T his journal does not allow the space, figures, and referencing necessary to adequately respond to the factual errors and logical fallacies (eg, insufficient natural light exposure is not a problem reducible to the nature of cataract implants) in Mainster and associates. We feel, however, that it is important to offer a more balanced, albeit space-limited, view than simply regarding thousands of empirical studies across a range of disciplines and expert opinions as “hype” for the purpose of industry profits.
First, and most obviously, not all research on this topic is funded by Industry. The authors offer no actual evidence that this area is more biased or “hyped” than any other category of medical device.

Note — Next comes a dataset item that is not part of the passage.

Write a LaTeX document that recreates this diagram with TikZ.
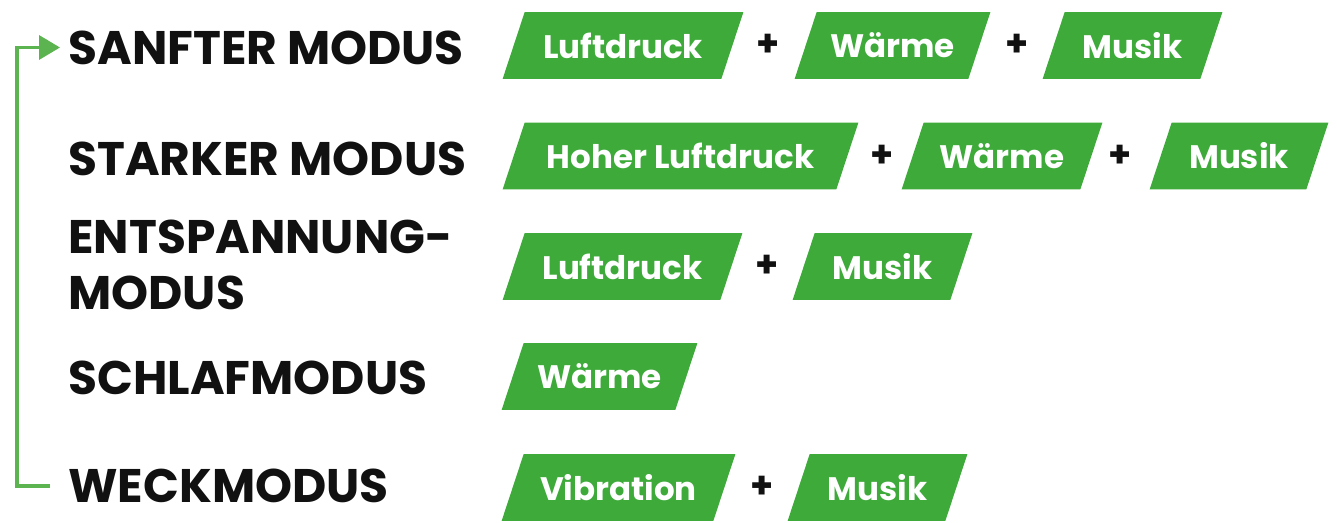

The authors suggest, tu quoque, that counterviews are inherently biased (presumably by many of the companies they consult for) mostly to sell “premium lenses.” Research, whether publicly or industry-funded, can be biased by many motivations ; the source of funding is only one of them and often not the most significant.
Mainster and associates make the basic argument that blue light–filtering (BLF) intraocular lenses (IOLs) (often called “natural” because they mimic the absorbance of an average young adult’s crystalline lens) are harmful and that implanting a perfectly clear lens in the older eye (more analogous to an infant) is a better strategy for optimal health and visual function. To make this somewhat counterintuitive argument, the authors first argue that blue light is healthy and therefore filtering is harmful. The blue light hazard (BLH) function is based on brief abnormally intense light exposures and, the authors argue, there is “no evidence” that long-term normal exposure leads to degenerative retinal change (note “long-term” starts in infancy, not at old age when a cataract is treated). This absence of evidence is, of course, based on the fact that long-term low-level light exposure is extremely difficult to obtain (especially prospectively): so, most scientists have to infer as they do with many issues that involve relating a single hard-to-quantify input to a complex endpoint that takes nearly a lifetime to develop. One can debate whether these inferences, which are based on a substantive confluence of evidence, are justified without assuming that they are a “marketing stratagem to alarm people.”
Mainster and associates also argue that BLF chromophores suppress blue light critical for good mental/physical health and for optimal scotopic and mesopic vision (note that even a BLF IOL means a significant increase in blue light when compared to the cataract it replaces). The authors omit an entire category of research on natural BLF chromophores like human macular pigment and the natural yellowing lens (ie, Would not the same argument apply?). A substantial proportion of short-wave light is often absorbed by these natural BLFs even in the very young eye (>1 log unit of optical density). This would be an issue if the visual system was simply a passive detector unable to adjust sensitivity but the system can, of course, adapt to varying light levels.
The authors also argue, again counterintuitively, that filtering blue light (unlike sunglasses) does not reduce glare issues focusing only on some laboratory tests of glare disability (GD) (they do not address other aspects of glare). The authors argue that a BLF cannot influence GD because the light source (eg, the sun) has “exactly” the same spectral characteristics as the target image that the subject is trying to see (eg, an object in the line of sight). The sun (like the xenon sources used in the psychophysical studies) is a common source of glare in the real world and contains a significant amount of blue light (as does blue sky light) and is off-axis. Target images in the real world (objects in the line of sight), are often mid- to long-wave (blue objects are relatively rare in nature ). It has been argued for nearly a century that natural intraocular BLF chromophores in many species evolved to reduce the deleterious effects of glare, and this has been shown in dozens of clinical trials.
Perhaps a more correct view is less ad hominem and does not lead to such a false dichotomy (hazard or hype). Blue light and BLF filtering is like light (and many aspects of lifestyle) in general: it is good, bad, or innocuous depending on the circumstances. Human vision is highly adaptable for this very reason: blue light filtering is just one additional strategy.
This study received no funding. Financial Disclosures: Billy Hammond currently serves as a consultant for (and has conducted research funded by) Alcon Industries and Johnson and Johnson Vision Care. Lisa Renzi-Hammond serves as a consultant for (and has conducted research funded by) Johnson and Johnson Vision Care. All authors attest that they meet the current ICMJE criteria for authorship.